Proxy groups are created and associated with volumes via configure.flexfs:

  • proxy-group: Defines a group with a provider, region, and comma-separated list of proxy server addresses.
  • volume-proxy-group: Associates a proxy group with a volume. A volume can have multiple proxy groups; the mount client selects the best one based on RTT.

Volumes have a maxProxied setting that limits how many blocks per file (by block index) are routed through proxies. Blocks beyond this index bypass the proxy and go directly to object storage. This is useful for large files where only the first portion benefits from proxy caching. When set to 0, all blocks are eligible for proxying.

In addition to the three read-cache tiers, mount.flexfs maintains an in-memory dirty block cache for write operations. This cache holds modified blocks that have not yet been synced to storage.

SettingDefaultDescription
--dirtyCapacityAuto-sized (0.5% RAM / block size, capped)Maximum number of dirty blocks in memory
--dirtyActiveAuto-sized (half of dirtyCapacity)Maximum number of dirty blocks actively syncing

Dirty blocks are flushed when:

  • The application calls fsync(), fdatasync(), or close()
  • The dirty cache reaches capacity (back-pressure flush)
  • The FUSE Flush operation is triggered

Mount.flexfs includes a block prefetcher that proactively loads blocks into the L1 cache before they are requested.

SettingDefaultDescription
--prefetchActiveAuto-sized (maxBops/2, capped at memCapacity/4)Maximum number of concurrent prefetch operations
--noPrefetchfalseDisable prefetching entirely

Prefetched blocks share the singleflight mechanism with regular reads, so a prefetch and a concurrent read for the same block result in a single downstream fetch.

All block buffers are managed by a reusable buffer pool to minimize memory allocation overhead and garbage collection pressure.
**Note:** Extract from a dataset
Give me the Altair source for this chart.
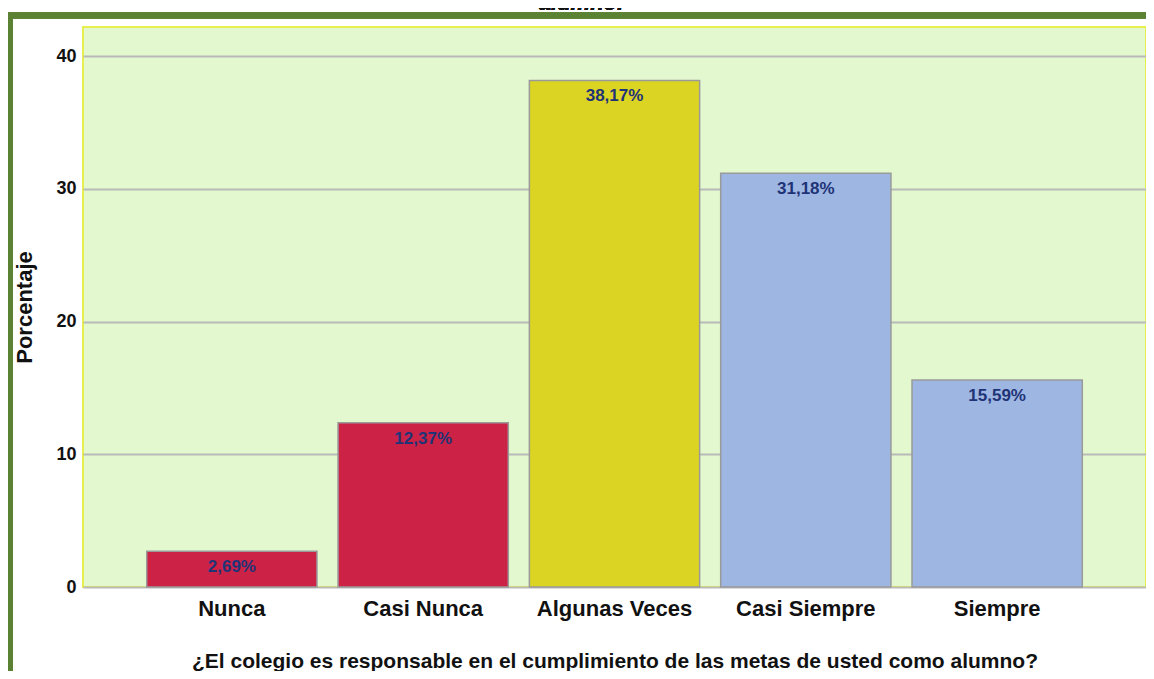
import altair as alt
import pandas as pd

categories = ["Nunca", "Casi Nunca", "Algunas Veces", "Casi Siempre", "Siempre"]
values = [2.69, 12.37, 38.17, 31.18, 15.59]
labels = ["2,69%", "12,37%", "38,17%", "31,18%", "15,59%"]
bar_colors = ["#cc2246", "#cc2246", "#dcd422", "#9db6e2", "#9db6e2"]
y_ticks = [0, 10, 20, 30, 40]
title_text = "alumno."
x_title = "¿El colegio es responsable en el cumplimiento de las metas de usted como alumno?"
y_title = "Porcentaje"

df = pd.DataFrame({"cat": categories, "val": values, "lab": labels, "col": bar_colors})

W, H = 1063, 560
FONT = "Liberation Sans"

x_enc = alt.X(
    "cat:N", sort=categories, title=x_title,
    scale=alt.Scale(paddingInner=0.11, paddingOuter=0.333),
    axis=alt.Axis(labelAngle=0, labelFontSize=22, labelFont=FONT, labelFontWeight="bold",
                  labelColor="#111", labelPadding=11, ticks=False, domain=False,
                  titleFontSize=21, titleFont=FONT, titleFontWeight="bold",
                  titleColor="#111", titlePadding=31),
)
y_enc = alt.Y(
    "val:Q", title=y_title,
    scale=alt.Scale(domain=[0, 42.2], nice=False),
    axis=alt.Axis(values=y_ticks, labelFontSize=18, labelFont=FONT, labelFontWeight="bold",
                  labelColor="#111", labelPadding=7, ticks=False, domain=False,
                  grid=True, gridColor="#b9b9b9", gridWidth=2,
                  titleFontSize=22, titleFont=FONT, titleFontWeight="bold",
                  titleColor="#111", titlePadding=19),
)

bars = alt.Chart(df).mark_bar(stroke="#9a9a9a", strokeWidth=1.5).encode(
    x=x_enc, y=y_enc, fill=alt.Fill("col:N", scale=None)
)

text = alt.Chart(df).mark_text(
    baseline="top", dy=8, fontSize=17, font=FONT, fontWeight="bold", color="#1f3377"
).encode(x=alt.X("cat:N", sort=categories), y="val:Q", text="lab:N")

frame = alt.Chart(df).mark_rect(
    fill=None, stroke="#5b8233", strokeWidth=6, clip=False
).encode(
    x=alt.value(-73), x2=alt.value(W + 10),
    y=alt.value(-11.5), y2=alt.value(H + 90)
)

title_mark = alt.Chart(df).mark_text(
    fontSize=22, font=FONT, fontWeight="bold", fontStyle="italic",
    baseline="alphabetic", align="center", color="#111"
).encode(x=alt.value(498), y=alt.value(-17), text=alt.value(title_text))

chart = alt.layer(bars, text, frame, title_mark).properties(
    width=W, height=H,
    padding={"left": 75, "top": 19, "right": 0, "bottom": 84},
    autosize=alt.AutoSizeParams(type="none"),
    background="white",
).configure_view(
    fill="#e3f8cf", stroke="#e6ee50", strokeWidth=2
)

chart.save("out.html", embed_options={"renderer": "svg", "actions": False})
The pool capacity is auto-sized based on the combined active prefetch and dirty-sync concurrency.

SettingDefaultDescription
--poolCapacityAuto-sized (prefetchActive + dirtyActive)Number of reusable block buffers in the pool

In addition to the userspace caches described above, mount.flexfs configures the Linux FUSE kernel module’s caching behavior:

SettingDefaultDescription
--attrValid3600 (1 hour)Seconds the kernel caches file attributes
--entryValid1Seconds the kernel caches directory entries

These kernel-level caches reduce the number of FUSE round trips for repeated stat() and directory lookups. They are separate from and additive to the block caching tiers.

FlexFS also uses event-driven inode invalidation: when another mount client modifies a file or directory, the metadata server pushes a notification to all other connected clients, which immediately invalidate the affected kernel cache entries. The TTL values above are therefore a fallback for inodes that have not been explicitly invalidated by a remote update.